------ EXERCISE MATERIALS ------

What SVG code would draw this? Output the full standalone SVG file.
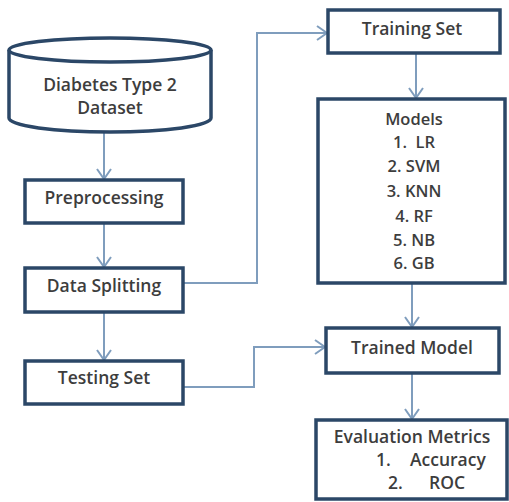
<svg xmlns="http://www.w3.org/2000/svg" width="509" height="502" viewBox="0 0 509 502">
  <style>
    .box { fill: #ffffff; stroke: #2b4767; stroke-width: 3.5; }
    .lbl { font-family: "Open Sans", "Noto Sans", "Liberation Sans", sans-serif; font-size: 17.5px; font-weight: 600; fill: #3d3d3d; text-anchor: middle; }
    .lbl2 { font-family: "Open Sans", "Noto Sans", "Liberation Sans", sans-serif; font-size: 16.5px; font-weight: 600; fill: #3d3d3d; text-anchor: middle; }
    .conn { fill: none; stroke: #7f9dbd; stroke-width: 2; marker-end: url(#arr); }
  </style>
  <defs>
    <marker id="arr" viewBox="0 0 12 16" refX="11" refY="8" markerWidth="12" markerHeight="16" markerUnits="userSpaceOnUse" orient="auto">
      <path d="M1 1 L11 8 L1 15" fill="none" stroke="#7f9dbd" stroke-width="2"/>
    </marker>
  </defs>
  <rect width="509" height="502" fill="#ffffff"/>

  <g id="connectors">
    <path class="conn" d="M104 132 V179"/>
    <path class="conn" d="M104 223 V267"/>
    <path class="conn" d="M104 312 V360"/>
    <path class="conn" d="M183 283 H257 V33 H327"/>
    <path class="conn" d="M183 387 H254 V347 H325"/>
    <path class="conn" d="M416 53 V98"/>
    <path class="conn" d="M412 283 V327"/>
    <path class="conn" d="M412 373 V419"/>
  </g>

  <g id="dataset">
    <path class="box" d="M9 50 V118 A101 14 0 0 0 211 118 V50"/>
    <ellipse class="box" cx="110" cy="50" rx="101" ry="12"/>
    <text class="lbl" x="110" y="91">Diabetes Type 2</text>
    <text class="lbl" x="110" y="114">Dataset</text>
  </g>

  <g id="preprocessing">
    <rect class="box" x="25" y="180" width="158" height="43"/>
    <text class="lbl" x="104" y="204">Preprocessing</text>
  </g>

  <g id="data-splitting">
    <rect class="box" x="25" y="268" width="158" height="44"/>
    <text class="lbl" x="104" y="292">Data Splitting</text>
  </g>

  <g id="testing-set">
    <rect class="box" x="25" y="361" width="158" height="43"/>
    <text class="lbl" x="104" y="384">Testing Set</text>
  </g>

  <g id="training-set">
    <rect class="box" x="328" y="10" width="172" height="43"/>
    <text class="lbl" x="412" y="35">Training Set</text>
  </g>

  <g id="models">
    <rect class="box" x="318" y="99" width="187" height="184"/>
    <text class="lbl2" x="414" y="125">Models</text>
    <text class="lbl2" x="414" y="148" xml:space="preserve">1.  LR</text>
    <text class="lbl2" x="414" y="172">2. SVM</text>
    <text class="lbl2" x="414" y="197">3. KNN</text>
    <text class="lbl2" x="414" y="222">4. RF</text>
    <text class="lbl2" x="414" y="246">5. NB</text>
    <text class="lbl2" x="414" y="269">6. GB</text>
  </g>

  <g id="trained-model">
    <rect class="box" x="326" y="328" width="173" height="45"/>
    <text class="lbl" x="412" y="354">Trained Model</text>
  </g>

  <g id="evaluation">
    <rect class="box" x="316" y="420" width="191" height="79"/>
    <text class="lbl" x="412" y="443">Evaluation Metrics</text>
    <text class="lbl" style="text-anchor:start" y="466"><tspan x="376">1.</tspan><tspan x="410">Accuracy</tspan></text>
    <text class="lbl" style="text-anchor:start" y="489"><tspan x="388">2.</tspan><tspan x="429">ROC</tspan></text>
  </g>
</svg>
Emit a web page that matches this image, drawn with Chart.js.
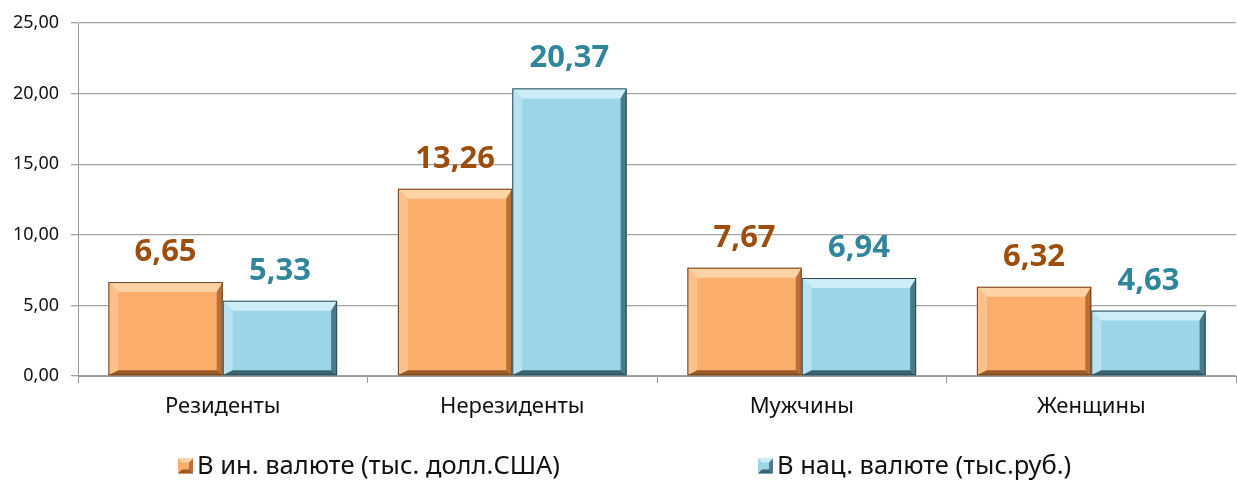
<!DOCTYPE html>
<html><head><meta charset="utf-8">
<script src="https://cdn.jsdelivr.net/npm/chart.js@4.4.1/dist/chart.umd.min.js"></script>
<style>html,body{margin:0;padding:0;background:#fff}#wrap{width:1237px;height:481px;position:relative}</style>
</head><body><div id="wrap"><canvas id="c"></canvas></div>
<script>
const categories = ["Резиденты", "Нерезиденты", "Мужчины", "Женщины"];
const seriesNames = ["В ин. валюте (тыс. долл.США)", "В нац. валюте (тыс.руб.)"];
const foreignValues = [6.65, 13.26, 7.67, 6.32];
const nationalValues = [5.33, 20.37, 6.94, 4.63];
const yTicks = [0, 5, 10, 15, 20, 25];

const FONT = "'Noto Sans', 'DejaVu Sans', sans-serif";
const fmt = v => v.toFixed(2).replace('.', ',');

const palettes = [
  {face:'#fbae6c', light:'#fdd3a6', lightSide:'#fcc08a', dark:'#b87038', darker:'#9a5a26', edge:'#6e4420', label:'#9e4e0c'},
  {face:'#9dd5e8', light:'#cdeef8', lightSide:'#b6e2f1', dark:'#4a7a8a', darker:'#3a6370', edge:'#2b4a55', label:'#31869b'}
];

const bevelPlugin = {
  id:'bevel',
  afterDatasetsDraw(chart){
    const ctx = chart.ctx;
    chart.data.datasets.forEach((ds, di) => {
      const p = palettes[di];
      chart.getDatasetMeta(di).data.forEach(el => {
        const w = el.width, x0 = el.x - w/2, x1 = el.x + w/2, y0 = el.y, y1 = el.base;
        const b = Math.min(10, (y1-y0)/3), br = 6, bb = 5;
        ctx.save();
        ctx.fillStyle = p.light;
        ctx.beginPath(); ctx.moveTo(x0,y0); ctx.lineTo(x1,y0); ctx.lineTo(x1-br,y0+b); ctx.lineTo(x0+b,y0+b); ctx.closePath(); ctx.fill();
        ctx.fillStyle = p.lightSide;
        ctx.beginPath(); ctx.moveTo(x0,y0); ctx.lineTo(x0+b,y0+b); ctx.lineTo(x0+b,y1-bb); ctx.lineTo(x0,y1); ctx.closePath(); ctx.fill();
        ctx.fillStyle = p.dark;
        ctx.beginPath(); ctx.moveTo(x1,y0); ctx.lineTo(x1,y1); ctx.lineTo(x1-br,y1-bb); ctx.lineTo(x1-br,y0+b); ctx.closePath(); ctx.fill();
        ctx.fillStyle = p.darker;
        ctx.beginPath(); ctx.moveTo(x0,y1); ctx.lineTo(x1,y1); ctx.lineTo(x1-br,y1-bb); ctx.lineTo(x0+b,y1-bb); ctx.closePath(); ctx.fill();
        ctx.strokeStyle = p.edge; ctx.lineWidth = 1;
        ctx.strokeRect(x0+0.5, y0+0.5, w-1, y1-y0-1);
        ctx.restore();
      });
    });
  }
};

const labelPlugin = {
  id:'valueLabels',
  afterDatasetsDraw(chart){
    const ctx = chart.ctx;
    ctx.save();
    ctx.font = "bold 31px " + FONT;
    ctx.textAlign = 'center';
    ctx.textBaseline = 'alphabetic';
    chart.data.datasets.forEach((ds, di) => {
      ctx.fillStyle = palettes[di].label;
      chart.getDatasetMeta(di).data.forEach((el, i) => {
        ctx.fillText(fmt(ds.data[i]), el.x, el.y - 21);
      });
    });
    ctx.restore();
  }
};

const legendPlugin = {
  id:'customLegend',
  afterDraw(chart){
    const ctx = chart.ctx;
    const xs = [178, 758];
    const y = 466;
    ctx.save();
    ctx.font = "25.5px " + FONT;
    ctx.textBaseline = 'middle';
    ctx.textAlign = 'left';
    seriesNames.forEach((name, i) => {
      const p = palettes[i];
      const x = xs[i], s = 15, b = 4;
      ctx.fillStyle = p.face; ctx.fillRect(x, y-s/2, s, s);
      ctx.fillStyle = p.light;
      ctx.beginPath(); ctx.moveTo(x,y-s/2); ctx.lineTo(x+s,y-s/2); ctx.lineTo(x+s-b,y-s/2+b); ctx.lineTo(x+b,y-s/2+b); ctx.closePath(); ctx.fill();
      ctx.fillStyle = p.dark;
      ctx.beginPath(); ctx.moveTo(x+s,y-s/2); ctx.lineTo(x+s,y+s/2); ctx.lineTo(x+s-b,y+s/2-b); ctx.lineTo(x+s-b,y-s/2+b); ctx.closePath(); ctx.fill();
      ctx.fillStyle = p.darker;
      ctx.beginPath(); ctx.moveTo(x,y+s/2); ctx.lineTo(x+s,y+s/2); ctx.lineTo(x+s-b,y+s/2-b); ctx.lineTo(x+b,y+s/2-b); ctx.closePath(); ctx.fill();
      ctx.fillStyle = '#111';
      ctx.fillText(name, x + s + 4, y + 1);
    });
    ctx.restore();
  }
};

new Chart(document.getElementById('c'), {
  type:'bar',
  data:{
    labels: categories,
    datasets:[
      {label: seriesNames[0], data: foreignValues, backgroundColor: palettes[0].face, borderWidth:0},
      {label: seriesNames[1], data: nationalValues, backgroundColor: palettes[1].face, borderWidth:0}
    ]
  },
  options:{
    responsive:true, maintainAspectRatio:false, animation:false,
    layout:{padding:{top:23, right:1, bottom:50, left:0}},
    plugins:{legend:{display:false}, tooltip:{enabled:false}},
    datasets:{bar:{categoryPercentage:0.79, barPercentage:1}},
    scales:{
      x:{
        grid:{offset:true, drawOnChartArea:false, drawTicks:true, tickLength:7, color:'#9a9a9a'},
        border:{color:'#9a9a9a', width:1},
        ticks:{color:'#111', font:{family:FONT, size:22}, padding:11},
        afterFit(s){ s.height = 55; }
      },
      y:{
        min:0, max:25,
        afterBuildTicks(s){ s.ticks = yTicks.map(v => ({value:v})); },
        grid:{color:'#a3a3a3', drawTicks:true, tickLength:7, lineWidth:1.3},
        border:{color:'#9a9a9a', width:1},
        ticks:{color:'#111', font:{family:FONT, size:18}, padding:12, callback:v => fmt(v)},
        afterFit(s){ s.width = 78; }
      }
    }
  },
  plugins:[bevelPlugin, labelPlugin, legendPlugin]
});
</script></body></html>
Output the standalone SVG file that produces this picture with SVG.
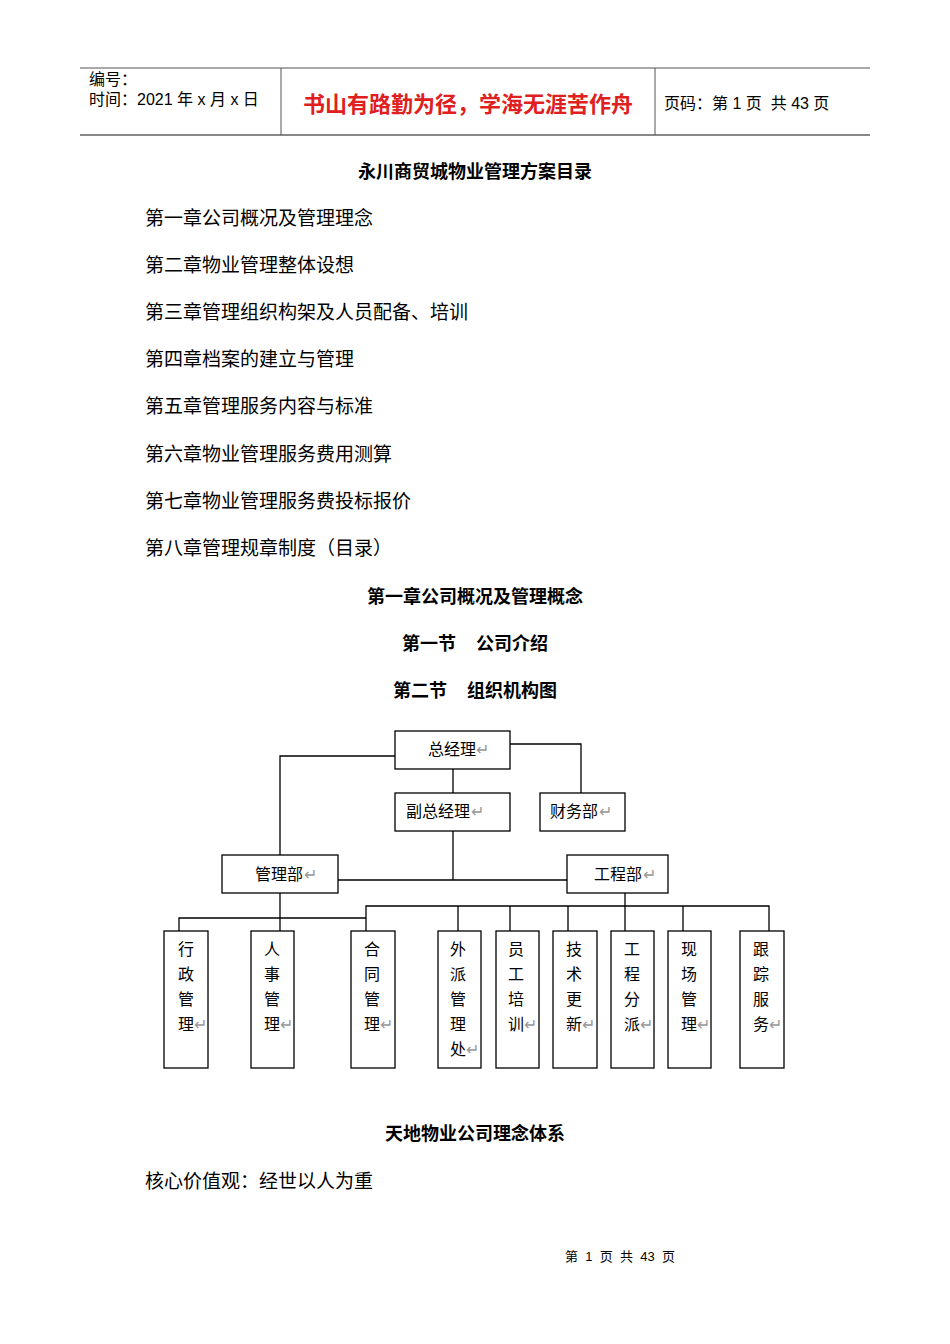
<svg xmlns="http://www.w3.org/2000/svg" width="950" height="1344" viewBox="0 0 950 1344">
<style>
text{font-family:"Liberation Sans","Noto Sans CJK SC",sans-serif;fill:#000;white-space:pre}
.h{font-size:16px}
.t{font-size:19px}
.b{font-size:18px;font-weight:bold;text-anchor:middle}
.n rect{fill:#fff;stroke:#000;stroke-width:1.3}
.n text{font-size:16px}
.r{font-size:10px;fill:#999}
#connectors path{fill:none;stroke:#000;stroke-width:1.3}
</style>
<rect width="950" height="1344" fill="#fff"/>
<g id="header">
<line x1="80" y1="68" x2="870" y2="68" stroke="#555" stroke-width="1"/>
<line x1="80" y1="135" x2="870" y2="135" stroke="#888" stroke-width="2"/>
<line x1="281" y1="68" x2="281" y2="135" stroke="#555"/>
<line x1="655" y1="68" x2="655" y2="135" stroke="#555"/>
<text x="89" y="85" class="h">编号：</text>
<text x="89" y="105" class="h">时间：2021 年 x 月 x 日</text>
<text x="468" y="112" text-anchor="middle" style="font-size:22px;font-weight:bold;fill:#e02020">书山有路勤为径，学海无涯苦作舟</text>
<text x="664" y="109" class="h">页码：第 1 页  共 43 页</text>
</g>
<text x="475" y="178" class="b">永川商贸城物业管理方案目录</text>
<text x="145" y="225" class="t">第一章公司概况及管理理念</text>
<text x="145" y="272" class="t">第二章物业管理整体设想</text>
<text x="145" y="319" class="t">第三章管理组织构架及人员配备、培训</text>
<text x="145" y="366" class="t">第四章档案的建立与管理</text>
<text x="145" y="413" class="t">第五章管理服务内容与标准</text>
<text x="145" y="461" class="t">第六章物业管理服务费用测算</text>
<text x="145" y="508" class="t">第七章物业管理服务费投标报价</text>
<text x="145" y="555" class="t">第八章管理规章制度（目录）</text>
<text x="475" y="603" class="b">第一章公司概况及管理概念</text>
<text x="475" y="650" class="b">第一节    公司介绍</text>
<text x="475" y="697" class="b">第二节    组织机构图</text>
<g id="connectors">
<path d="M395 756H280V855"/>
<path d="M510 744H581V793"/>
<path d="M453 769V793"/>
<path d="M453 831V880"/>
<path d="M338 880H567"/>
<path d="M280 893V931"/>
<path d="M179 931V918H366"/>
<path d="M366 931V906H769V931"/>
<path d="M625 893V931"/>
<path d="M458 906V931M510 906V931M568 906V931M683 906V931"/>
</g>
<g class="n" id="n-zjl"><rect x="395" y="731" width="115" height="38"/><text x="428" y="755">总经理</text><text x="476" y="755" class="r">↵</text></g>
<g class="n" id="n-fzjl"><rect x="395" y="793" width="115" height="38"/><text x="406" y="817">副总经理</text><text x="471" y="817" class="r">↵</text></g>
<g class="n" id="n-cwb"><rect x="540" y="793" width="85" height="38"/><text x="550" y="817">财务部</text><text x="599" y="817" class="r">↵</text></g>
<g class="n" id="n-glb"><rect x="222" y="855" width="116" height="38"/><text x="255" y="880">管理部</text><text x="304" y="880" class="r">↵</text></g>
<g class="n" id="n-gcb"><rect x="567" y="855" width="101" height="38"/><text x="594" y="880">工程部</text><text x="643" y="880" class="r">↵</text></g>
<g class="n" id="n1"><rect x="164" y="931" width="44" height="137"/><text x="178" y="955">行</text><text x="178" y="980">政</text><text x="178" y="1005">管</text><text x="178" y="1030">理</text><text x="194" y="1030" class="r">↵</text></g>
<g class="n" id="n2"><rect x="251" y="931" width="43" height="137"/><text x="264" y="955">人</text><text x="264" y="980">事</text><text x="264" y="1005">管</text><text x="264" y="1030">理</text><text x="280" y="1030" class="r">↵</text></g>
<g class="n" id="n3"><rect x="351" y="931" width="44" height="137"/><text x="364" y="955">合</text><text x="364" y="980">同</text><text x="364" y="1005">管</text><text x="364" y="1030">理</text><text x="380" y="1030" class="r">↵</text></g>
<g class="n" id="n4"><rect x="438" y="931" width="43" height="137"/><text x="450" y="955">外</text><text x="450" y="980">派</text><text x="450" y="1005">管</text><text x="450" y="1030">理</text><text x="450" y="1055">处</text><text x="466" y="1055" class="r">↵</text></g>
<g class="n" id="n5"><rect x="496" y="931" width="43" height="137"/><text x="508" y="955">员</text><text x="508" y="980">工</text><text x="508" y="1005">培</text><text x="508" y="1030">训</text><text x="524" y="1030" class="r">↵</text></g>
<g class="n" id="n6"><rect x="553" y="931" width="44" height="137"/><text x="566" y="955">技</text><text x="566" y="980">术</text><text x="566" y="1005">更</text><text x="566" y="1030">新</text><text x="582" y="1030" class="r">↵</text></g>
<g class="n" id="n7"><rect x="611" y="931" width="43" height="137"/><text x="624" y="955">工</text><text x="624" y="980">程</text><text x="624" y="1005">分</text><text x="624" y="1030">派</text><text x="640" y="1030" class="r">↵</text></g>
<g class="n" id="n8"><rect x="668" y="931" width="43" height="137"/><text x="681" y="955">现</text><text x="681" y="980">场</text><text x="681" y="1005">管</text><text x="681" y="1030">理</text><text x="697" y="1030" class="r">↵</text></g>
<g class="n" id="n9"><rect x="740" y="931" width="44" height="137"/><text x="753" y="955">跟</text><text x="753" y="980">踪</text><text x="753" y="1005">服</text><text x="753" y="1030">务</text><text x="769" y="1030" class="r">↵</text></g>
<text x="475" y="1140" class="b">天地物业公司理念体系</text>
<text x="145" y="1188" class="t">核心价值观：经世以人为重</text>
<text x="620" y="1261" text-anchor="middle" style="font-size:13px">第  1  页  共  43  页</text>
</svg>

------

> [PROBLEM DESCRIPTION]
Transcribe only the lines from the line holding "Emit a web page" through the line holding "const yTicks = [0, 5, 10, 15, 20, 25];", inclusive, without any of the pictures.

> [PROBLEM SOLUTION]
Emit a web page that matches this image, drawn with Chart.js.
<!DOCTYPE html>
<html><head><meta charset="utf-8">
<script src="https://cdn.jsdelivr.net/npm/chart.js@4.4.1/dist/chart.umd.min.js"></script>
<style>html,body{margin:0;padding:0;background:#fff}#wrap{width:1237px;height:481px;position:relative}</style>
</head><body><div id="wrap"><canvas id="c"></canvas></div>
<script>
const categories = ["Резиденты", "Нерезиденты", "Мужчины", "Женщины"];
const seriesNames = ["В ин. валюте (тыс. долл.США)", "В нац. валюте (тыс.руб.)"];
const foreignValues = [6.65, 13.26, 7.67, 6.32];
const nationalValues = [5.33, 20.37, 6.94, 4.63];
const yTicks = [0, 5, 10, 15, 20, 25];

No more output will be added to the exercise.